My last trap shoot was in 1975, at the Moccasin Bend Trap Club, in Chattanooga, Tennessee, and we decided to make a family weekend out of it. The family piled into our camper (we didn’t have a Suburban then) and we took the leisurely 2, hour drive from Sandy Springs, Georgia to Chattanooga and checked into the Chattanooga Choo-Choo, a real neat hotel converted from an old bunch of sleeper cars, complete with a dining car. In 2014, the kids still talk about it!
We visited “See Ruby Falls”, we saw “Ruby Falls” and when they turned the lights out, we were appropriately scared! Not only did we see the advertisements on the barns along the freeway, but also we saw the Incline Railway, Lookout Mountain battlefield and Chickamauga, the site of the largest battle fought in the western theatre during our Civil War.
Sunday morning found us on the way to the gun club and I was going to surprise the good ‘ole boys in Tennessee. Being a real “hot” shooter out west, but not known east of the Mississippi, I “bought” myself in the Calcutta for a whopping $3.00, the minimum amount. The handicap event began, and I was placed with the long yardage shooters and I was breaking clays automatically. Walking to the last station and leading the shoot, the thought of my potential winnings, over $1,000.00 flashed through my mind and was quickly pushed out and my concentration returned.
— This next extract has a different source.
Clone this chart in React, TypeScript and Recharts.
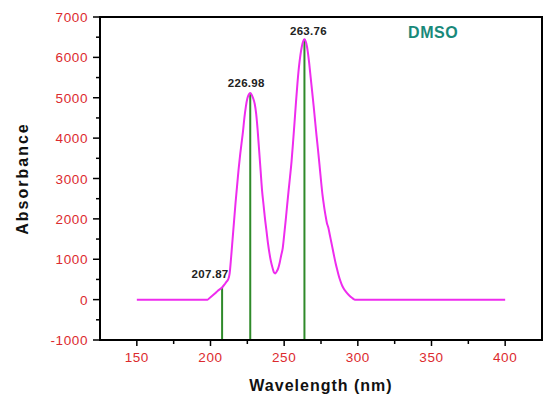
import React from 'react';
import {
    LineChart, Line, XAxis, YAxis, ReferenceLine, ReferenceDot, ReferenceArea, Label
} from 'recharts';

document.body.style.margin = '0';

const FONT = '"Liberation Sans", Arial, sans-serif';
const TICK_RED = '#dc2a2e';

// UV-Vis spectrum in DMSO
const wavelengths = [
    150, 198, 200, 203, 205, 207.87, 210, 211, 212, 213, 214, 215, 216, 217, 218, 219, 220,
    221, 222, 223, 224, 225, 226, 226.98, 228, 229, 230, 231, 232, 233, 234, 235, 236,
    237, 238, 239, 240, 241, 242, 243, 244, 245, 246, 247, 248, 249, 250, 251, 252,
    253, 254, 255, 256, 257, 258, 259, 260, 261, 262, 263, 263.76, 265, 266, 267, 268,
    269, 270, 271, 272, 273, 274, 275, 276, 277, 278, 279, 280, 281, 282, 283, 284,
    285, 286, 287, 288, 289, 290, 292, 294, 296, 298, 400
];
const absorbance = [
    0, 0, 60, 150, 220, 300, 400, 450, 500, 650, 1050, 1500, 1950, 2400, 2800, 3200, 3550,
    3850, 4150, 4500, 4780, 4980, 5080, 5120, 5070, 4980, 4850, 4600, 4200, 3700, 3200, 2700, 2350,
    2000, 1700, 1400, 1150, 950, 800, 680, 650, 700, 780, 920, 1100, 1270, 1600, 1950, 2330,
    2700, 3050, 3420, 3880, 4370, 4880, 5350, 5750, 6050, 6270, 6410, 6450, 6350, 6150, 5850, 5500,
    5150, 4800, 4420, 4050, 3700, 3330, 2950, 2600, 2330, 2100, 1900, 1780, 1600, 1420, 1240, 1060,
    890, 740, 600, 480, 380, 300, 190, 110, 45, 0, 0
];

const peakWavelengths = [207.87, 226.98, 263.76];
const peakHeights = [300, 5120, 6450];
const peakLabels = ['207.87', '226.98', '263.76'];
const peakLabelShift = [[-12, -10], [-4, -6], [4, -4]];

const xTicks = [150, 175, 200, 225, 250, 275, 300, 325, 350, 375, 400];
const yTicks = [-1000, -500, 0, 500, 1000, 1500, 2000, 2500, 3000, 3500, 4000, 4500, 5000, 5500, 6000, 6500, 7000];

const spectrum = wavelengths.map((w, i) => ({ w, a: absorbance[i] }));

const XTick = (props: any) => {
    const { x, y, payload } = props;
    const major = payload.value % 50 === 0;
    return (
        <g>
            <line x1={x} x2={x} y1={y} y2={y + (major ? 6 : 4)} stroke="#000" strokeWidth={1.5} />
            {major && (
                <text x={x} y={y + 22} textAnchor="middle" fill={TICK_RED} fontSize={13.5} fontFamily={FONT} letterSpacing={0.6}>
                    {payload.value}
                </text>
            )}
        </g>
    );
};

const YTick = (props: any) => {
    const { x, y, payload } = props;
    const major = payload.value % 1000 === 0;
    return (
        <g>
            <line x1={x} x2={x - (major ? 7 : 4)} y1={y} y2={y} stroke="#000" strokeWidth={1.5} />
            {major && (
                <text x={x - 12} y={y + 5} textAnchor="end" fill={TICK_RED} fontSize={13.5} fontFamily={FONT} letterSpacing={0.6}>
                    {payload.value}
                </text>
            )}
        </g>
    );
};

export default function App() {
    return (
        <div style={{ position: 'relative', width: 543, height: 398, background: '#fff' }}>
            <LineChart width={543} height={398} data={spectrum} margin={{ top: 17, right: 1, left: 0, bottom: 0 }}>
                <XAxis
                    dataKey="w"
                    type="number"
                    domain={[125, 425]}
                    ticks={xTicks}
                    interval={0}
                    allowDataOverflow
                    tickSize={0}
                    tickMargin={0}
                    tickLine={false}
                    tick={<XTick />}
                    height={58}
                    axisLine={{ stroke: '#000', strokeWidth: 2 }}
                >
                    <Label
                        content={({ viewBox }: any) => (
                            <text x={viewBox.x + viewBox.width / 2} y={viewBox.y + 51} textAnchor="middle"
                                fontSize={16} fontWeight="bold" fontFamily={FONT} letterSpacing={1} fill="#111">
                                Wavelength (nm)
                            </text>
                        )}
                    />
                </XAxis>
                <YAxis
                    type="number"
                    domain={[-1000, 7000]}
                    ticks={yTicks}
                    interval={0}
                    allowDataOverflow
                    tickSize={0}
                    tickMargin={0}
                    tickLine={false}
                    tick={<YTick />}
                    width={100}
                    axisLine={{ stroke: '#000', strokeWidth: 2 }}
                >
                    <Label
                        content={({ viewBox }: any) => {
                            const cx = 28;
                            const cy = viewBox.y + viewBox.height / 2;
                            return (
                                <text x={cx} y={cy} textAnchor="middle" transform={`rotate(-90 ${cx} ${cy})`}
                                    fontSize={16} fontWeight="bold" fontFamily={FONT} letterSpacing={2} fill="#111">
                                    Absorbance
                                </text>
                            );
                        }}
                    />
                </YAxis>
                <ReferenceArea x1={125} x2={425} y1={-1000} y2={7000} fill="none" stroke="#000" strokeWidth={2} />
                {peakWavelengths.map((p, i) => (
                    <ReferenceLine
                        key={`peak-${i}`}
                        segment={[{ x: p, y: -1000 }, { x: p, y: peakHeights[i] }]}
                        stroke="#2f8a2a"
                        strokeWidth={2}
                    />
                ))}
                <Line
                    dataKey="a"
                    type="monotone"
                    stroke="#ee2cee"
                    strokeWidth={2}
                    dot={false}
                    isAnimationActive={false}
                />
                {peakWavelengths.map((p, i) => (
                    <ReferenceDot
                        key={`lbl-${i}`}
                        x={p}
                        y={peakHeights[i]}
                        r={1}
                        fill="none"
                        stroke="none"
                        label={{
                            content: ({ viewBox }: any) => (
                                <text x={viewBox.x + viewBox.width / 2 + peakLabelShift[i][0]}
                                    y={viewBox.y + viewBox.height / 2 + peakLabelShift[i][1]}
                                    textAnchor="middle" fontSize={11.5} fontWeight="bold"
                                    fontFamily={FONT} fill="#222" letterSpacing={0.3}>
                                    {peakLabels[i]}
                                </text>
                            )
                        }}
                    />
                ))}
            </LineChart>
            <div style={{
                position: 'absolute', left: 408, top: 24, fontFamily: FONT, fontWeight: 'bold',
                fontSize: 16, letterSpacing: 0.6, color: '#19897a'
            }}>
                DMSO
            </div>
        </div>
    );
}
“Pull,” I barked and the clay pigeon wobbled out of the trap machine, a hard right bird, which I led and pulled the trigger, no Bam, no ignition of the shell. The puller/ scorekeeper called out “lost bird” with just me looking funny at my trusty Remington 870, Trap Model Shotgun.
The trigger mechanism had broken. I had five minutes to fix the trigger, or get another gun, otherwise I would be disqualified and my only option was to get my ex-wife’s Remington 1100 Automatic, with a shortened stock.
I missed three out of the last five clays and finished second, which paid $200.00, plus another $150.00 from the Calcutta (not bad for 1975). So much for a big “hit” and after this shoot, I retired myself from competitive shooting. My kids were very active in sports and my day job required too much of my time.
I say again, “Sometimes a good day job can really interfere with your avocation.”